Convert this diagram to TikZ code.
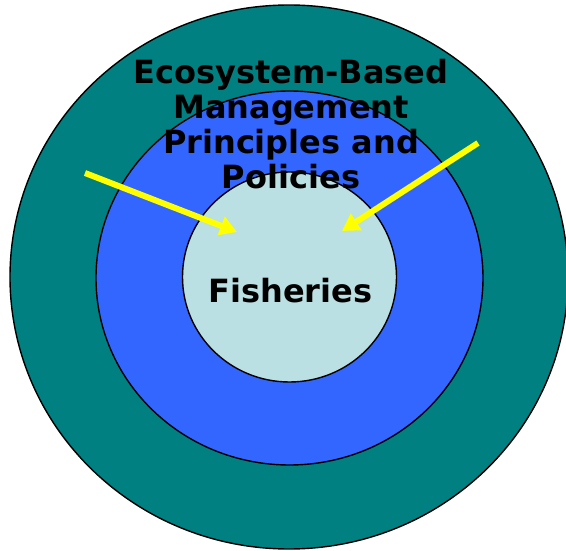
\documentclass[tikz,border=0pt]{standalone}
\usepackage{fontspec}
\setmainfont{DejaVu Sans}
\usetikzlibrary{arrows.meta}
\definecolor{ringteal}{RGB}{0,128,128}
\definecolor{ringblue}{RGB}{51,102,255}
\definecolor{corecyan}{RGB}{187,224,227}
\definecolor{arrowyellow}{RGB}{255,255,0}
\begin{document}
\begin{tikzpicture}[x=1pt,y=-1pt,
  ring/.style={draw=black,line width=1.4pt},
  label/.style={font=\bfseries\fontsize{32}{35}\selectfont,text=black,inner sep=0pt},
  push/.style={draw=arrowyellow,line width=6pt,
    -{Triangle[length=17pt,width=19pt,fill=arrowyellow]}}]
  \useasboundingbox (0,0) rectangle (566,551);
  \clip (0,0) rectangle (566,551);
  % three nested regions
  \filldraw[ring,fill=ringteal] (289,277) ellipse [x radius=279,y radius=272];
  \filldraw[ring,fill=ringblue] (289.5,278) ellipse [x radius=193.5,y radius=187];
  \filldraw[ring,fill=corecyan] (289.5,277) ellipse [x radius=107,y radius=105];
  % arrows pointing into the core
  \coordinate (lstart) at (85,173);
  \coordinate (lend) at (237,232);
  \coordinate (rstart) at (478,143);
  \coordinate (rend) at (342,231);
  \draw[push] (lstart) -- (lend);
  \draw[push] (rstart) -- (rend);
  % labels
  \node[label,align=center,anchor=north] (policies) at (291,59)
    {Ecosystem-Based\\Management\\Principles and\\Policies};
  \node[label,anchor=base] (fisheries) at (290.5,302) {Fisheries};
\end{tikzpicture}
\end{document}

## WHAT THIS TASK INVOLVES
Return all of the data exactly as written, and drop the pictures.

## THE COMPLETED TASK
Convert this diagram to TikZ code.
\documentclass[tikz,border=0pt]{standalone}
\usepackage{fontspec}
\setmainfont{DejaVu Sans}
\usetikzlibrary{arrows.meta}
\definecolor{ringteal}{RGB}{0,128,128}
\definecolor{ringblue}{RGB}{51,102,255}
\definecolor{corecyan}{RGB}{187,224,227}
\definecolor{arrowyellow}{RGB}{255,255,0}
\begin{document}
\begin{tikzpicture}[x=1pt,y=-1pt,
  ring/.style={draw=black,line width=1.4pt},
  label/.style={font=\bfseries\fontsize{32}{35}\selectfont,text=black,inner sep=0pt},
  push/.style={draw=arrowyellow,line width=6pt,
    -{Triangle[length=17pt,width=19pt,fill=arrowyellow]}}]
  \useasboundingbox (0,0) rectangle (566,551);
  \clip (0,0) rectangle (566,551);
  % three nested regions
  \filldraw[ring,fill=ringteal] (289,277) ellipse [x radius=279,y radius=272];
  \filldraw[ring,fill=ringblue] (289.5,278) ellipse [x radius=193.5,y radius=187];
  \filldraw[ring,fill=corecyan] (289.5,277) ellipse [x radius=107,y radius=105];
  % arrows pointing into the core
  \coordinate (lstart) at (85,173);
  \coordinate (lend) at (237,232);
  \coordinate (rstart) at (478,143);
  \coordinate (rend) at (342,231);
  \draw[push] (lstart) -- (lend);
  \draw[push] (rstart) -- (rend);
  % labels
  \node[label,align=center,anchor=north] (policies) at (291,59)
    {Ecosystem-Based\\Management\\Principles and\\Policies};
  \node[label,anchor=base] (fisheries) at (290.5,302) {Fisheries};
\end{tikzpicture}
\end{document}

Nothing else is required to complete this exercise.